Distracted driving is among the biggest causes of motor vehicle accidents nowadays, with at least 3,500 deaths being caused last year by the activity. There are, of course, a wide variety of behaviors that qualify as distracted driving, but one of the most significant categories is mobile device use.
Although there are a variety of ways for smartphone owners to avoid using their device while driving—such as silencing it, shutting it off, or keeping it out of reach—many drivers are not responsible enough to put their phone aside while driving. This is unfortunate, and it has prompted manufacturers, regulators and safety advocates to take steps to address the situation.

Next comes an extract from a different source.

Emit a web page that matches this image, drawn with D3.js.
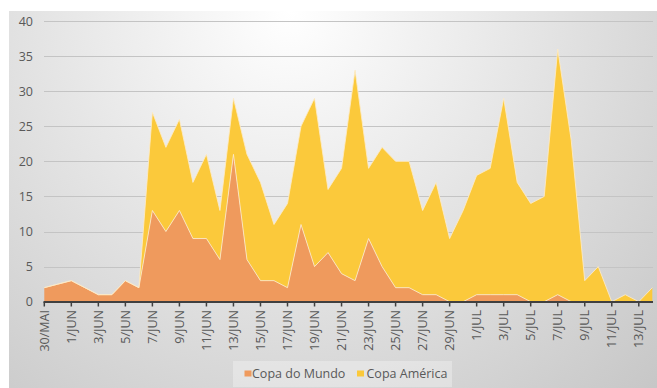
<!DOCTYPE html>
<html>
<head>
<meta charset="utf-8">
<script src="https://cdn.jsdelivr.net/npm/d3@7"></script>
<style>
  html, body { margin: 0; padding: 0; background: #ffffff; }
  svg { display: block; }
  text { font-family: "Open Sans", "Noto Sans", sans-serif; }
</style>
</head>
<body>
<svg id="chart" width="657" height="388"></svg>
<script>
// Daily counts, 30/MAI to 14/JUL
const dates = [
  "30/MAI","31/MAI","1/JUN","2/JUN","3/JUN","4/JUN","5/JUN","6/JUN","7/JUN","8/JUN",
  "9/JUN","10/JUN","11/JUN","12/JUN","13/JUN","14/JUN","15/JUN","16/JUN","17/JUN","18/JUN",
  "19/JUN","20/JUN","21/JUN","22/JUN","23/JUN","24/JUN","25/JUN","26/JUN","27/JUN","28/JUN",
  "29/JUN","30/JUN","1/JUL","2/JUL","3/JUL","4/JUL","5/JUL","6/JUL","7/JUL","8/JUL",
  "9/JUL","10/JUL","11/JUL","12/JUL","13/JUL","14/JUL"
];
const copaDoMundo = [
  2, 2.5, 3, 2, 1, 1, 3, 2, 13, 10,
  13, 9, 9, 6, 21, 6, 3, 3, 2, 11,
  5, 7, 4, 3, 9, 5, 2, 2, 1, 1,
  0, 0, 1, 1, 1, 1, 0, 0, 1, 0,
  0, 0, 0, 0, 0, 0
];
const copaAmerica = [
  0, 0, 0, 0, 0, 0, 0, 0, 14, 12,
  13, 8, 12, 7, 8, 15, 14, 8, 12, 14,
  24, 9, 15, 30, 10, 17, 18, 18, 12, 16,
  9, 13, 17, 18, 28, 16, 14, 15, 35, 23,
  3, 5, 0, 1, 0, 2
];
const seriesNames = ["Copa do Mundo", "Copa América"];
const yTicks = [0, 5, 10, 15, 20, 25, 30, 35, 40];

const colors = { "Copa do Mundo": "#ef9a5d", "Copa América": "#fbc93b" };

const svg = d3.select("#chart");
const W = 657, H = 388;

// background panel with soft radial shading
const defs = svg.append("defs");
const grad = defs.append("radialGradient")
  .attr("id", "bg").attr("gradientUnits", "userSpaceOnUse")
  .attr("cx", 290).attr("cy", 12).attr("r", 560);
grad.append("stop").attr("offset", 0).attr("stop-color", "#ffffff");
grad.append("stop").attr("offset", 0.45).attr("stop-color", "#e4e4e4");
grad.append("stop").attr("offset", 1).attr("stop-color", "#c3c3c3");

svg.append("rect").attr("x", 9).attr("y", 11).attr("width", W - 9).attr("height", H - 11)
  .attr("fill", "url(#bg)");

const x = d3.scalePoint().domain(dates).range([44.3, 652.3]).padding(0);
const y = d3.scaleLinear().domain([0, 40]).range([301.7, 21]);

// gridlines
svg.append("g").selectAll("line").data(yTicks.filter(d => d > 0)).join("line")
  .attr("x1", 44).attr("x2", 653)
  .attr("y1", d => Math.round(y(d)) + 0.5).attr("y2", d => Math.round(y(d)) + 0.5)
  .attr("stroke", "#c4c4c4").attr("stroke-width", 1);

// stacked areas
const table = dates.map((d, i) => ({
  date: d, "Copa do Mundo": copaDoMundo[i], "Copa América": copaAmerica[i]
}));
const stack = d3.stack().keys(seriesNames)(table);

const area = d3.area()
  .x(d => x(d.data.date))
  .y0(d => y(d[0]))
  .y1(d => y(d[1]));
const topLine = d3.line()
  .x(d => x(d.data.date))
  .y(d => y(d[1]));

const gA = svg.append("g");
// draw upper series first so the lower one's edge sits above
stack.slice().reverse().forEach(s => {
  gA.append("path").datum(s).attr("d", area)
    .attr("fill", colors[s.key]);
});
stack.slice().reverse().forEach(s => {
  gA.append("path").datum(s).attr("d", topLine)
    .attr("fill", "none")
    .attr("stroke", "#fdebc8").attr("stroke-opacity", 0.85)
    .attr("stroke-width", 1);
});

// y axis labels
svg.append("g").selectAll("text").data(yTicks).join("text")
  .attr("x", 33).attr("y", d => y(d)).attr("dy", "0.36em")
  .attr("text-anchor", "end")
  .attr("font-size", 12.5).attr("fill", "#595959")
  .text(d => d);

// x axis
const labelled = dates.filter((d, i) => i % 2 === 0);
const gx = svg.append("g");
gx.append("line").attr("x1", 43.5).attr("x2", 653)
  .attr("y1", 302).attr("y2", 302)
  .attr("stroke", "#404040").attr("stroke-width", 2);
gx.selectAll("line.tick").data(labelled).join("line")
  .attr("class", "tick")
  .attr("x1", d => x(d)).attr("x2", d => x(d))
  .attr("y1", 302).attr("y2", 306.5)
  .attr("stroke", "#404040").attr("stroke-width", 1.5);
gx.selectAll("text").data(labelled).join("text")
  .attr("transform", d => `translate(${x(d)},310) rotate(-90)`)
  .attr("dy", "0.36em")
  .attr("text-anchor", "end")
  .attr("font-size", 12.5).attr("fill", "#595959")
  .text(d => d);

// legend
const lg = svg.append("g");
lg.append("rect").attr("x", 233).attr("y", 361).attr("width", 219).attr("height", 26)
  .attr("fill", "#ffffff").attr("fill-opacity", 0.3);
const legendItems = [
  { name: seriesNames[0], sx: 244.5, tx: 252 },
  { name: seriesNames[1], sx: 357, tx: 366.5 }
];
legendItems.forEach(it => {
  lg.append("rect").attr("x", it.sx).attr("y", 370.5).attr("width", 7).attr("height", 6)
    .attr("fill", colors[it.name]);
  lg.append("text").attr("x", it.tx).attr("y", 373.5).attr("dy", "0.36em")
    .attr("font-size", 12.5).attr("fill", "#595959")
    .text(it.name);
});
</script>
</body>
</html>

One example on the regulatory side involves the National Highway Traffic Safety Administration, which recently urged manufacturers to add features to mobile devices that would prevent drivers from using certain phone functions that are closely associated with distracted driving accidents. The agency actually released a set of guidelines for this purpose. One option suggested by the guidelines is that manufacturers create a “driver mode” which would disable phone features.
Many in the tech industry did not receive the guidelines well, and characterized them as overreaching, but the guidelines are certainly less imposing than the outright ban on mobile device use by drivers suggested by the National Transportation Safety Board. Some states, of course, already do heavily regulate or ban mobile device use by drivers, but a federal ban would be the ultimate government intervention in this area of American life.